What is being asked: Exclude the pictures and reproduce the remaining data exactly as written.

— Begin Collected material —

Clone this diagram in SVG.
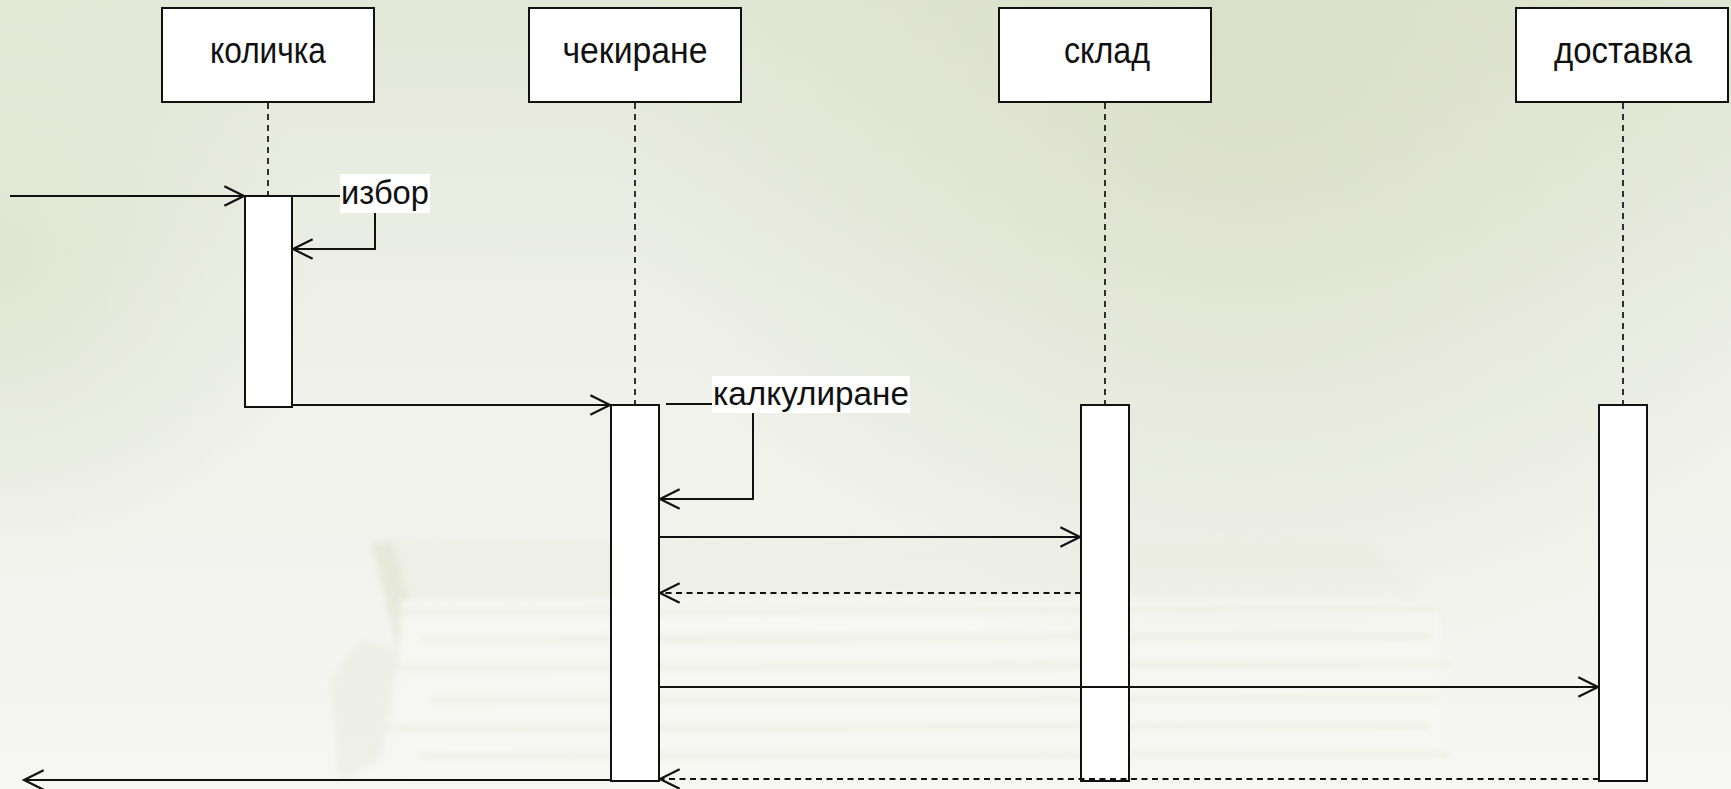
<svg xmlns="http://www.w3.org/2000/svg" width="1731" height="789" viewBox="0 0 1731 789">
  <defs>
    <linearGradient id="bg" x1="0" y1="0" x2="0" y2="1">
      <stop offset="0" stop-color="#e3e7d7"/>
      <stop offset="0.4" stop-color="#eef0e8"/>
      <stop offset="1" stop-color="#f6f6f4"/>
    </linearGradient>
    <radialGradient id="glowTop" cx="1250" cy="40" r="650" gradientUnits="userSpaceOnUse">
      <stop offset="0" stop-color="#d9dec6" stop-opacity="0.9"/>
      <stop offset="1" stop-color="#d9dec6" stop-opacity="0"/>
    </radialGradient>
    <radialGradient id="glowLeft" cx="0" cy="260" r="320" gradientUnits="userSpaceOnUse">
      <stop offset="0" stop-color="#dfe4d0" stop-opacity="0.9"/>
      <stop offset="1" stop-color="#dfe4d0" stop-opacity="0"/>
    </radialGradient>
    <filter id="soft" x="-5%" y="-5%" width="110%" height="110%">
      <feGaussianBlur stdDeviation="3"/>
    </filter>
    <marker id="open" markerUnits="userSpaceOnUse" markerWidth="24" markerHeight="24" viewBox="-20 -11 22 22" refX="0" refY="0" orient="auto" overflow="visible">
      <path d="M-18,-9 L0,0 L-18,9" fill="none" stroke="#111" stroke-width="2"/>
    </marker>
    <style>
      .head { fill: #fff; stroke: #111; stroke-width: 2; }
      .bar { fill: #fff; stroke: #111; stroke-width: 2; }
      .life { stroke: #111; stroke-width: 1.7; stroke-dasharray: 6 5; fill: none; }
      .msg { stroke: #111; stroke-width: 2; fill: none; }
      .call { marker-end: url(#open); }
      .ret { stroke-dasharray: 6 4.5; marker-end: url(#open); }
      .name { font-family: "Liberation Sans", Arial, sans-serif; font-size: 36px; fill: #111; text-anchor: middle; }
      .lbl { font-family: "Liberation Sans", Arial, sans-serif; font-size: 34px; fill: #111; }
      .lblbg { fill: #fff; }
    </style>
  </defs>

  <!-- backdrop: soft green-grey wash with a faded stack of papers -->
  <rect width="1731" height="789" fill="url(#bg)"/>
  <rect width="1731" height="789" fill="url(#glowTop)"/>
  <rect width="1731" height="789" fill="url(#glowLeft)"/>
  <g filter="url(#soft)" opacity="0.6">
    <path d="M370,540 L1370,535 L1420,590 L390,600 Z" fill="#eceee3"/>
    <path d="M372,545 L392,540 L420,640 L398,648 Z" fill="#dfe2cc"/>
    <rect x="400" y="600" width="1040" height="180" fill="#f8f8f4"/>
    <g stroke="#e4e7d6" stroke-width="4">
      <line x1="400" y1="612" x2="1440" y2="608"/>
      <line x1="420" y1="640" x2="1430" y2="636"/>
      <line x1="360" y1="668" x2="1450" y2="664"/>
      <line x1="430" y1="700" x2="1440" y2="698"/>
      <line x1="380" y1="728" x2="1430" y2="726"/>
      <line x1="420" y1="756" x2="1450" y2="754"/>
    </g>
    <path d="M330,680 L360,640 L400,650 L380,760 L340,780 Z" fill="#e9ebdf"/>
  </g>

  <!-- lifeline: количка -->
  <g id="kolichka">
    <rect class="head" x="162" y="8" width="212" height="94"/>
    <text class="name" x="268" y="63" textLength="116" lengthAdjust="spacingAndGlyphs">количка</text>
    <line class="life" x1="268" y1="103" x2="268" y2="196"/>
    <rect class="bar" x="245" y="196" width="47" height="211"/>
  </g>

  <!-- lifeline: чекиране -->
  <g id="chekirane">
    <rect class="head" x="529" y="8" width="212" height="94"/>
    <text class="name" x="635" y="63" textLength="145" lengthAdjust="spacingAndGlyphs">чекиране</text>
    <line class="life" x1="635" y1="103" x2="635" y2="405"/>
    <rect class="bar" x="611" y="405" width="48" height="376"/>
  </g>

  <!-- lifeline: склад -->
  <g id="sklad">
    <rect class="head" x="999" y="8" width="212" height="94"/>
    <text class="name" x="1107" y="63" textLength="86" lengthAdjust="spacingAndGlyphs">склад</text>
    <line class="life" x1="1105" y1="103" x2="1105" y2="405"/>
    <rect class="bar" x="1081" y="405" width="48" height="376"/>
  </g>

  <!-- lifeline: доставка -->
  <g id="dostavka">
    <rect class="head" x="1516" y="8" width="212" height="94"/>
    <text class="name" x="1623" y="63" textLength="138" lengthAdjust="spacingAndGlyphs">доставка</text>
    <line class="life" x1="1623" y1="103" x2="1623" y2="405"/>
    <rect class="bar" x="1599" y="405" width="48" height="376"/>
  </g>

  <!-- messages -->
  <g id="connectors">
    <!-- incoming call into количка -->
    <line class="msg call" x1="10" y1="196" x2="244" y2="196"/>
    <!-- self call: избор -->
    <polyline class="msg" points="292,196 340,196"/>
    <polyline class="msg call" points="375,213 375,249 293,249"/>
    <rect class="lblbg" x="340" y="174" width="90" height="39"/>
    <text class="lbl" x="341" y="204" textLength="88" lengthAdjust="spacingAndGlyphs">избор</text>
    <!-- количка to чекиране -->
    <line class="msg call" x1="292" y1="405" x2="610" y2="405"/>
    <!-- self call: калкулиране -->
    <line class="msg" x1="666" y1="404" x2="712" y2="404"/>
    <polyline class="msg call" points="753,413 753,499 660,499"/>
    <rect class="lblbg" x="712" y="376" width="198" height="37"/>
    <text class="lbl" x="713" y="405" textLength="196" lengthAdjust="spacingAndGlyphs">калкулиране</text>
    <!-- чекиране to склад and reply -->
    <line class="msg call" x1="659" y1="537" x2="1080" y2="537"/>
    <line class="msg ret" x1="1081" y1="593" x2="660" y2="593"/>
    <!-- чекиране to доставка and reply -->
    <line class="msg call" x1="659" y1="687" x2="1598" y2="687"/>
    <line class="msg ret" x1="1599" y1="779" x2="660" y2="779"/>
    <!-- result back out of чекиране -->
    <line class="msg call" x1="611" y1="780" x2="24" y2="780"/>
  </g>
</svg>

— End Collected material —

Result:
Clone this diagram in SVG.
<svg xmlns="http://www.w3.org/2000/svg" width="1731" height="789" viewBox="0 0 1731 789">
  <defs>
    <linearGradient id="bg" x1="0" y1="0" x2="0" y2="1">
      <stop offset="0" stop-color="#e3e7d7"/>
      <stop offset="0.4" stop-color="#eef0e8"/>
      <stop offset="1" stop-color="#f6f6f4"/>
    </linearGradient>
    <radialGradient id="glowTop" cx="1250" cy="40" r="650" gradientUnits="userSpaceOnUse">
      <stop offset="0" stop-color="#d9dec6" stop-opacity="0.9"/>
      <stop offset="1" stop-color="#d9dec6" stop-opacity="0"/>
    </radialGradient>
    <radialGradient id="glowLeft" cx="0" cy="260" r="320" gradientUnits="userSpaceOnUse">
      <stop offset="0" stop-color="#dfe4d0" stop-opacity="0.9"/>
      <stop offset="1" stop-color="#dfe4d0" stop-opacity="0"/>
    </radialGradient>
    <filter id="soft" x="-5%" y="-5%" width="110%" height="110%">
      <feGaussianBlur stdDeviation="3"/>
    </filter>
    <marker id="open" markerUnits="userSpaceOnUse" markerWidth="24" markerHeight="24" viewBox="-20 -11 22 22" refX="0" refY="0" orient="auto" overflow="visible">
      <path d="M-18,-9 L0,0 L-18,9" fill="none" stroke="#111" stroke-width="2"/>
    </marker>
    <style>
      .head { fill: #fff; stroke: #111; stroke-width: 2; }
      .bar { fill: #fff; stroke: #111; stroke-width: 2; }
      .life { stroke: #111; stroke-width: 1.7; stroke-dasharray: 6 5; fill: none; }
      .msg { stroke: #111; stroke-width: 2; fill: none; }
      .call { marker-end: url(#open); }
      .ret { stroke-dasharray: 6 4.5; marker-end: url(#open); }
      .name { font-family: "Liberation Sans", Arial, sans-serif; font-size: 36px; fill: #111; text-anchor: middle; }
      .lbl { font-family: "Liberation Sans", Arial, sans-serif; font-size: 34px; fill: #111; }
      .lblbg { fill: #fff; }
    </style>
  </defs>

  <!-- backdrop: soft green-grey wash with a faded stack of papers -->
  <rect width="1731" height="789" fill="url(#bg)"/>
  <rect width="1731" height="789" fill="url(#glowTop)"/>
  <rect width="1731" height="789" fill="url(#glowLeft)"/>
  <g filter="url(#soft)" opacity="0.6">
    <path d="M370,540 L1370,535 L1420,590 L390,600 Z" fill="#eceee3"/>
    <path d="M372,545 L392,540 L420,640 L398,648 Z" fill="#dfe2cc"/>
    <rect x="400" y="600" width="1040" height="180" fill="#f8f8f4"/>
    <g stroke="#e4e7d6" stroke-width="4">
      <line x1="400" y1="612" x2="1440" y2="608"/>
      <line x1="420" y1="640" x2="1430" y2="636"/>
      <line x1="360" y1="668" x2="1450" y2="664"/>
      <line x1="430" y1="700" x2="1440" y2="698"/>
      <line x1="380" y1="728" x2="1430" y2="726"/>
      <line x1="420" y1="756" x2="1450" y2="754"/>
    </g>
    <path d="M330,680 L360,640 L400,650 L380,760 L340,780 Z" fill="#e9ebdf"/>
  </g>

  <!-- lifeline: количка -->
  <g id="kolichka">
    <rect class="head" x="162" y="8" width="212" height="94"/>
    <text class="name" x="268" y="63" textLength="116" lengthAdjust="spacingAndGlyphs">количка</text>
    <line class="life" x1="268" y1="103" x2="268" y2="196"/>
    <rect class="bar" x="245" y="196" width="47" height="211"/>
  </g>

  <!-- lifeline: чекиране -->
  <g id="chekirane">
    <rect class="head" x="529" y="8" width="212" height="94"/>
    <text class="name" x="635" y="63" textLength="145" lengthAdjust="spacingAndGlyphs">чекиране</text>
    <line class="life" x1="635" y1="103" x2="635" y2="405"/>
    <rect class="bar" x="611" y="405" width="48" height="376"/>
  </g>

  <!-- lifeline: склад -->
  <g id="sklad">
    <rect class="head" x="999" y="8" width="212" height="94"/>
    <text class="name" x="1107" y="63" textLength="86" lengthAdjust="spacingAndGlyphs">склад</text>
    <line class="life" x1="1105" y1="103" x2="1105" y2="405"/>
    <rect class="bar" x="1081" y="405" width="48" height="376"/>
  </g>

  <!-- lifeline: доставка -->
  <g id="dostavka">
    <rect class="head" x="1516" y="8" width="212" height="94"/>
    <text class="name" x="1623" y="63" textLength="138" lengthAdjust="spacingAndGlyphs">доставка</text>
    <line class="life" x1="1623" y1="103" x2="1623" y2="405"/>
    <rect class="bar" x="1599" y="405" width="48" height="376"/>
  </g>

  <!-- messages -->
  <g id="connectors">
    <!-- incoming call into количка -->
    <line class="msg call" x1="10" y1="196" x2="244" y2="196"/>
    <!-- self call: избор -->
    <polyline class="msg" points="292,196 340,196"/>
    <polyline class="msg call" points="375,213 375,249 293,249"/>
    <rect class="lblbg" x="340" y="174" width="90" height="39"/>
    <text class="lbl" x="341" y="204" textLength="88" lengthAdjust="spacingAndGlyphs">избор</text>
    <!-- количка to чекиране -->
    <line class="msg call" x1="292" y1="405" x2="610" y2="405"/>
    <!-- self call: калкулиране -->
    <line class="msg" x1="666" y1="404" x2="712" y2="404"/>
    <polyline class="msg call" points="753,413 753,499 660,499"/>
    <rect class="lblbg" x="712" y="376" width="198" height="37"/>
    <text class="lbl" x="713" y="405" textLength="196" lengthAdjust="spacingAndGlyphs">калкулиране</text>
    <!-- чекиране to склад and reply -->
    <line class="msg call" x1="659" y1="537" x2="1080" y2="537"/>
    <line class="msg ret" x1="1081" y1="593" x2="660" y2="593"/>
    <!-- чекиране to доставка and reply -->
    <line class="msg call" x1="659" y1="687" x2="1598" y2="687"/>
    <line class="msg ret" x1="1599" y1="779" x2="660" y2="779"/>
    <!-- result back out of чекиране -->
    <line class="msg call" x1="611" y1="780" x2="24" y2="780"/>
  </g>
</svg>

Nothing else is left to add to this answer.